A group of Japanese mourned for Chinese victims at the of Nanjing
Massacre Memorial Hall Wednesday in Nanjing, capital of east
China's Jiangsu Province.
Together with them were historians from China, Japan and the
Republic of Korea, who held an academic seminar on the issue of
Japanese history textbooks and the Nanjing Massacre Wednesday in
the city.
The scholars condemned Japanese Prime Minister Junichiro Koizumi's
visit to the Yasukuni Shrine. They said that they believed that it
was necessary to further disclose the truth of the Nanjing Massacre
committed by Japanese invaders during the Second World War.
Some college students in northwest China's Gansu Province lodged a
protest against the Japanese prime minister's shrine visit.
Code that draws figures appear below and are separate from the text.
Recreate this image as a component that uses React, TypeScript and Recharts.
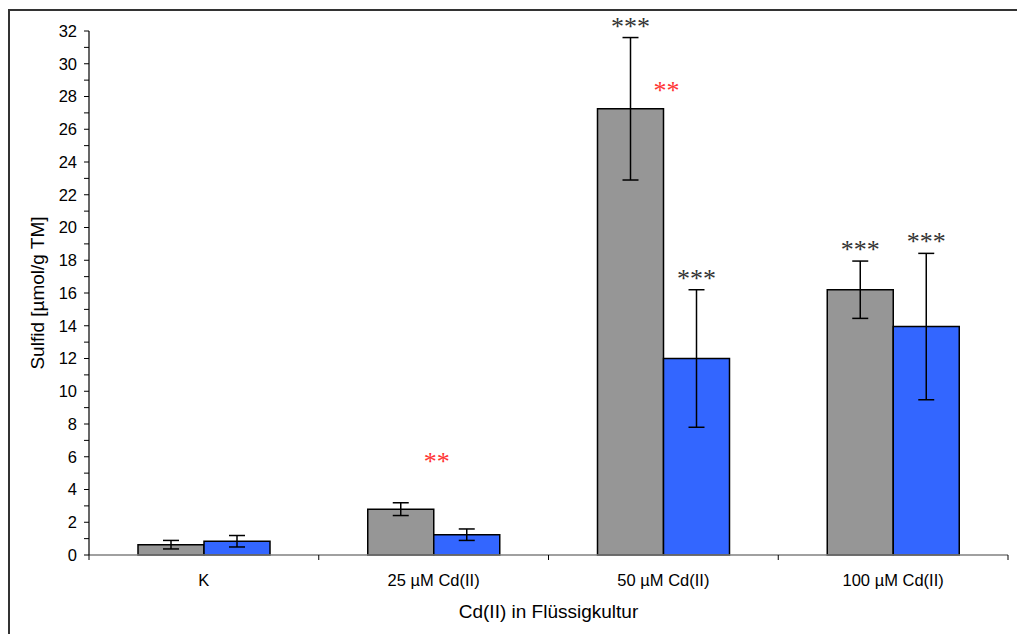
import React from 'react';
import {
  BarChart,
  Bar,
  XAxis,
  YAxis,
  ErrorBar,
  LabelList,
  ReferenceDot,
} from 'recharts';

// Sulfid content, two series per Cd(II) treatment
const CATEGORIES = ['K', '25 µM Cd(II)', '50 µM Cd(II)', '100 µM Cd(II)'];
const GRAY_VALUES = [0.63, 2.8, 27.25, 16.2];
const GRAY_ERR = [0.26, 0.39, 4.35, 1.75];
const BLUE_VALUES = [0.84, 1.24, 12.0, 13.95];
const BLUE_ERR = [0.35, 0.35, 4.2, 4.47];
const GRAY_STARS = ['', '', '***', '***'];
const BLUE_STARS = ['', '', '***', '***'];
// red marks between the two bars of a group (text, y in data units)
const RED_STARS = [
  { cat: '25 µM Cd(II)', text: '**', y: 5.3 },
  { cat: '50 µM Cd(II)', text: '**', y: 28.0 },
];
const Y_TICKS = Array.from({ length: 33 }, (_, i) => i);

const data = CATEGORIES.map((name, i) => ({
  name,
  gray: GRAY_VALUES[i],
  grayErr: GRAY_ERR[i],
  grayStars: GRAY_STARS[i],
  blue: BLUE_VALUES[i],
  blueErr: BLUE_ERR[i],
  blueStars: BLUE_STARS[i],
}));

const W = 1017;
const H = 634;
const MARGIN = { top: 31, right: 9, bottom: 49, left: 9 };
const Y_AXIS_W = 80;
const X_AXIS_H = 30;
const PLOT_LEFT = MARGIN.left + Y_AXIS_W;
const PLOT_RIGHT = W - MARGIN.right;
const PLOT_TOP = MARGIN.top;
const PLOT_BOTTOM = H - MARGIN.bottom - X_AXIS_H;
const BAND = (PLOT_RIGHT - PLOT_LEFT) / CATEGORIES.length;

const SANS = 'Arial, "Liberation Sans", Helvetica, sans-serif';
const SERIF = '"Times New Roman", "Liberation Serif", serif';

const makeStars = (values: number[], errs: number[]) => (props: any) => {
  const { x, y, width, height, value, index } = props;
  if (!value) return null;
  const v = values[index];
  const pxPerUnit = v ? height / v : 0;
  const top = y - errs[index] * pxPerUnit;
  return (
    <text
      x={x + width / 2}
      y={top - 3}
      textAnchor="middle"
      fontFamily={SERIF}
      fontSize={26}
      fill="#333"
    >
      {value}
    </text>
  );
};

const XTick = (props: any) => {
  const { x, y, payload, index } = props;
  const left = x - BAND / 2;
  return (
    <g>
      <line x1={left} y1={PLOT_BOTTOM} x2={left} y2={PLOT_BOTTOM + 5} stroke="#000" strokeWidth={1} />
      {index === CATEGORIES.length - 1 && (
        <line x1={x + BAND / 2} y1={PLOT_BOTTOM} x2={x + BAND / 2} y2={PLOT_BOTTOM + 5} stroke="#000" strokeWidth={1} />
      )}
      <text x={x} y={y + 23} textAnchor="middle" fontFamily={SANS} fontSize={16.5} fill="#000">
        {payload.value}
      </text>
    </g>
  );
};

export default function App() {
  return (
    <div style={{ position: 'fixed', left: 0, top: 0, width: W, height: H, overflow: 'hidden', background: '#fff' }}>
      <div
        style={{
          position: 'absolute',
          left: 8,
          top: 9,
          width: 1100,
          height: 700,
          border: '2px solid #333',
        }}
      />
      <div style={{ position: 'absolute', left: 0, top: 0 }}>
        <BarChart width={W} height={H} data={data} margin={MARGIN} barGap={0} barSize={66}>
          <XAxis
            dataKey="name"
            height={X_AXIS_H}
            tickLine={false}
            axisLine={{ stroke: '#808080', strokeWidth: 1.5 }}
            tick={<XTick />}
            interval={0}
            label={{
              value: 'Cd(II) in Flüssigkultur',
              position: 'insideBottom',
              offset: -33,
              fontFamily: SANS,
              fontSize: 19,
              fill: '#000',
            }}
          />
          <YAxis
            width={Y_AXIS_W}
            domain={[0, 32]}
            ticks={Y_TICKS}
            interval={0}
            tickSize={5}
            tickMargin={7}
            tickFormatter={(v) => (v % 2 === 0 ? String(v) : '')}
            tick={{ fontFamily: SANS, fontSize: 16.5, fill: '#000' }}
            tickLine={{ stroke: '#000' }}
            axisLine={{ stroke: '#000', strokeWidth: 1.2 }}
            label={{
              content: () => (
                <text
                  x={37}
                  y={(PLOT_TOP + PLOT_BOTTOM) / 2}
                  transform={`rotate(-90 37 ${(PLOT_TOP + PLOT_BOTTOM) / 2})`}
                  textAnchor="middle"
                  dominantBaseline="central"
                  fontFamily={SANS}
                  fontSize={19}
                  fill="#000"
                >
                  Sulfid [µmol/g TM]
                </text>
              ),
            }}
          />
          <Bar dataKey="gray" fill="#969696" stroke="#000" strokeWidth={1.5} isAnimationActive={false}>
            <ErrorBar dataKey="grayErr" width={8} stroke="#000" strokeWidth={1.5} />
            <LabelList dataKey="grayStars" content={makeStars(GRAY_VALUES, GRAY_ERR)} />
          </Bar>
          <Bar dataKey="blue" fill="#3366ff" stroke="#000" strokeWidth={1.5} isAnimationActive={false}>
            <ErrorBar dataKey="blueErr" width={8} stroke="#000" strokeWidth={1.5} />
            <LabelList dataKey="blueStars" content={makeStars(BLUE_VALUES, BLUE_ERR)} />
          </Bar>
          {RED_STARS.map((r) => (
            <ReferenceDot
              key={r.cat}
              x={r.cat}
              y={r.y}
              r={0}
              stroke="none"
              fill="none"
              label={{
                content: (p: any) => (
                  <text
                    x={(p.viewBox.cx ?? p.viewBox.x) + 3}
                    y={(p.viewBox.cy ?? p.viewBox.y) + 2}
                    textAnchor="middle"
                    fontFamily={SERIF}
                    fontSize={26}
                    fill="#ff3333"
                  >
                    {r.text}
                  </text>
                ),
              }}
            />
          ))}
        </BarChart>
      </div>
    </div>
  );
}
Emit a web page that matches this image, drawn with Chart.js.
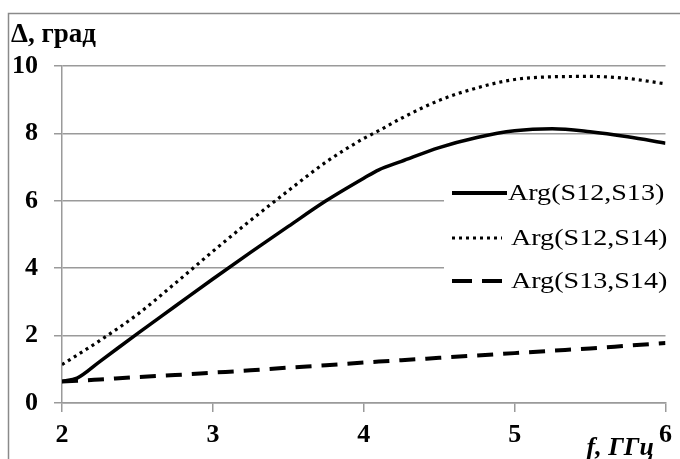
<!DOCTYPE html>
<html>
<head>
<meta charset="utf-8">
<script src="https://cdn.jsdelivr.net/npm/chart.js@4/dist/chart.umd.min.js"></script>
<style>
  html, body { margin: 0; padding: 0; background: #fff; }
  #wrap { width: 680px; height: 459px; }
</style>
</head>
<body>
<div id="wrap"><canvas id="phaseChart" width="680" height="459"></canvas></div>
<script>
// ===== DADOS =====
const freq = [2, 2.1, 2.25, 2.5, 2.75, 3, 3.25, 3.5, 3.75, 4, 4.1, 4.25, 4.5, 4.75, 5, 5.25, 5.5, 5.75, 6];
const argS12S13 = [0.64, 0.74, 1.23, 2.06, 2.87, 3.68, 4.47, 5.24, 6.0, 6.67, 6.92, 7.17, 7.58, 7.88, 8.08, 8.14, 8.05, 7.9, 7.71];
const argS12S14 = [1.14, 1.42, 1.85, 2.63, 3.55, 4.5, 5.42, 6.3, 7.15, 7.85, 8.08, 8.45, 8.98, 9.35, 9.6, 9.68, 9.69, 9.63, 9.47];
const argS13S14 = [0.64, 0.66, 0.7, 0.77, 0.83, 0.9, 0.97, 1.05, 1.12, 1.2, 1.23, 1.27, 1.34, 1.41, 1.48, 1.55, 1.62, 1.7, 1.78];
const seriesNames = ["Arg(S12,S13)", "Arg(S12,S14)", "Arg(S13,S14)"];
const yTicks = [0, 2, 4, 6, 8, 10];
const xTicks = [2, 3, 4, 5, 6];

const serif = "'Liberation Serif', 'Times New Roman', serif";
const gridColor = "#9a9a9a";

const toPoints = (vals) => freq.map((f, i) => ({ x: f, y: vals[i] }));

// ===== MOLDURA, TITULOS E LEGENDA =====
const framePlugin = {
  id: "frame",
  beforeDatasetsDraw(chart) {
    // caixa branca da legenda corta as linhas de grade 4 e 6
    const ctx = chart.ctx;
    ctx.save();
    ctx.fillStyle = "#fff";
    ctx.fillRect(444, 150, 230, 170);
    ctx.restore();
  },
  afterDraw(chart) {
    const ctx = chart.ctx;
    ctx.save();

    // borda externa
    ctx.strokeStyle = "#8a8a8a";
    ctx.lineWidth = 1.5;
    ctx.strokeRect(8.5, 13.5, 700, 500);

    // titulo do eixo y
    ctx.fillStyle = "#000";
    ctx.font = "bold 27px " + serif;
    ctx.textBaseline = "middle";
    ctx.textAlign = "left";
    ctx.fillText("Δ, град", 11, 35);

    // titulo do eixo x
    ctx.font = "italic bold 26px " + serif;
    ctx.textAlign = "right";
    ctx.fillText("f, ГГц", 654, 448);

    // legenda
    const rows = [
      { y: 193, dash: [], width: 4 },
      { y: 238, dash: [3, 4], width: 3 },
      { y: 281, dash: [20, 10], width: 4 }
    ];
    ctx.font = "24px " + serif;
    ctx.textAlign = "left";
    rows.forEach((r, i) => {
      ctx.beginPath();
      ctx.setLineDash(r.dash);
      ctx.lineWidth = r.width;
      ctx.strokeStyle = "#000";
      ctx.moveTo(452, r.y);
      ctx.lineTo(i === 0 ? 507 : 502, r.y);
      ctx.stroke();
      ctx.setLineDash([]);
      // texto levemente esticado na horizontal como no original
      ctx.save();
      ctx.translate(i === 0 ? 508 : 511, r.y + 1);
      ctx.scale(1.17, 1);
      ctx.fillText(seriesNames[i], 0, 0);
      ctx.restore();
    });
    ctx.restore();
  }
};

// ===== GRAFICO =====
new Chart(document.getElementById("phaseChart"), {
  type: "line",
  data: {
    datasets: [
      {
        label: seriesNames[0],
        data: toPoints(argS12S13),
        borderColor: "#000",
        borderWidth: 3.5,
        pointRadius: 0,
        cubicInterpolationMode: "monotone"
      },
      {
        label: seriesNames[1],
        data: toPoints(argS12S14),
        borderColor: "#000",
        borderWidth: 3.2,
        borderDash: [3, 4],
        pointRadius: 0,
        cubicInterpolationMode: "monotone"
      },
      {
        label: seriesNames[2],
        data: toPoints(argS13S14),
        borderColor: "#000",
        borderWidth: 4,
        borderDash: [16, 10],
        pointRadius: 0,
        cubicInterpolationMode: "monotone"
      }
    ]
  },
  options: {
    responsive: false,
    animation: false,
    events: [],
    layout: { padding: { left: 0, top: 66, right: 14, bottom: 0 } },
    plugins: {
      legend: { display: false },
      tooltip: { enabled: false }
    },
    scales: {
      x: {
        type: "linear",
        min: 2,
        max: 6,
        afterBuildTicks: (scale) => { scale.ticks = xTicks.map(v => ({ value: v })); },
        afterFit: (scale) => { scale.height = 56; },
        border: { color: gridColor, width: 1.5 },
        grid: { drawOnChartArea: false, drawTicks: true, tickLength: 9, color: gridColor, lineWidth: 1.5 },
        ticks: {
          color: "#000",
          padding: 8,
          maxRotation: 0,
          font: { family: serif, size: 26, weight: "bold" }
        }
      },
      y: {
        min: 0,
        max: 10,
        afterBuildTicks: (scale) => { scale.ticks = yTicks.map(v => ({ value: v })); },
        afterFit: (scale) => { scale.width = 62; },
        border: { color: gridColor, width: 1.5 },
        grid: { color: gridColor, lineWidth: 1.5, tickLength: 8 },
        ticks: {
          color: "#000",
          padding: 16,
          font: { family: serif, size: 26, weight: "bold" }
        }
      }
    }
  },
  plugins: [framePlugin]
});
</script>
</body>
</html>
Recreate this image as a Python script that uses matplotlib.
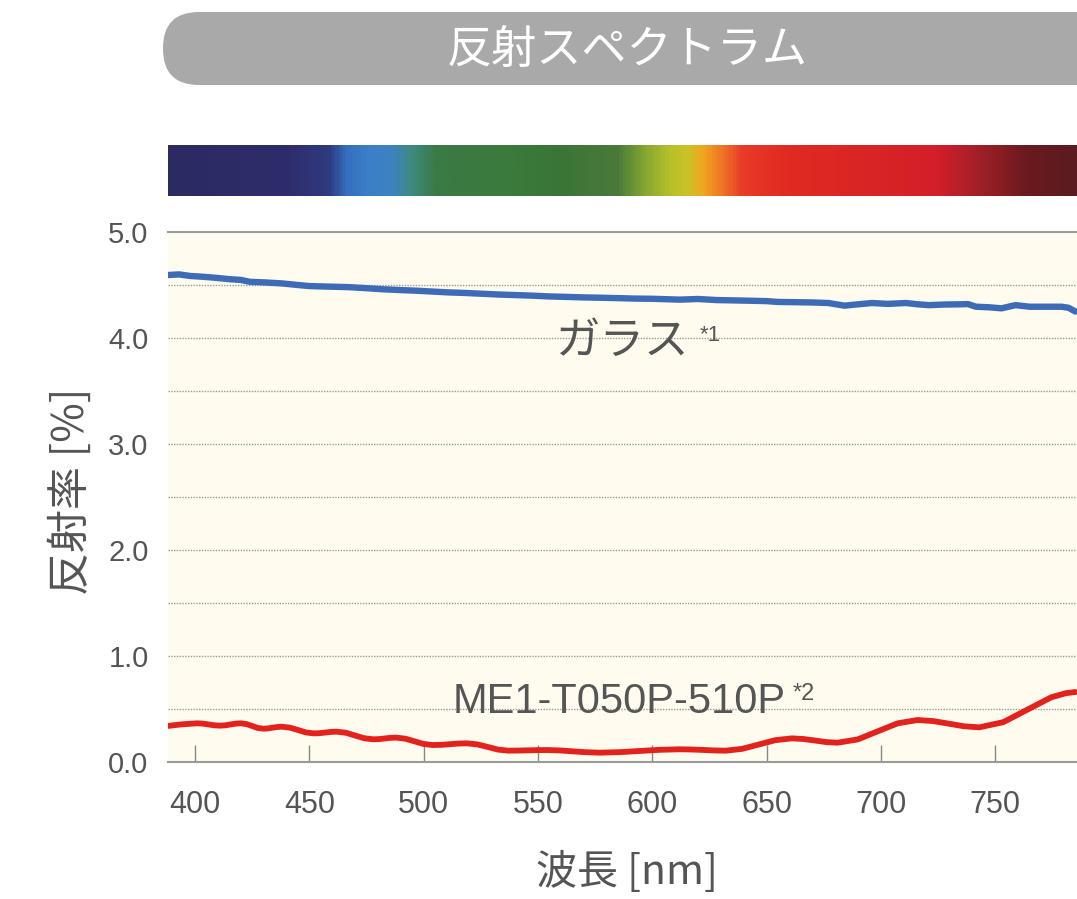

Meanwhile, an album of photographs exposing Japanese aggression in
China has been discovered in Quanzhou City in east China's Fujian
Province.
The 21-page album, with a cartoon cover, is a collection of
photographs showing war crimes committed by Japanese soldiers in
Jinan City, capital of east China's Shandong Province, in 1928.
An
overseas Chinese brought it to China from the Philippines in the
1930s.
Over 1,000 elderly people in northeast China's Liaoning Province
have written articles denouncing the Japanese imperialists'
criminal act of aggression against China.
Researcher Qi Hongshen has sent out some 25,000 questionnaires and
8,000 letters since 1995 trying to collect evidence related to the
aggression.
More pictures, documents and books about the Japanese invasion of
China have been discovered recently in Beijing. All of them were
compiled by Japanese and printed in Japan.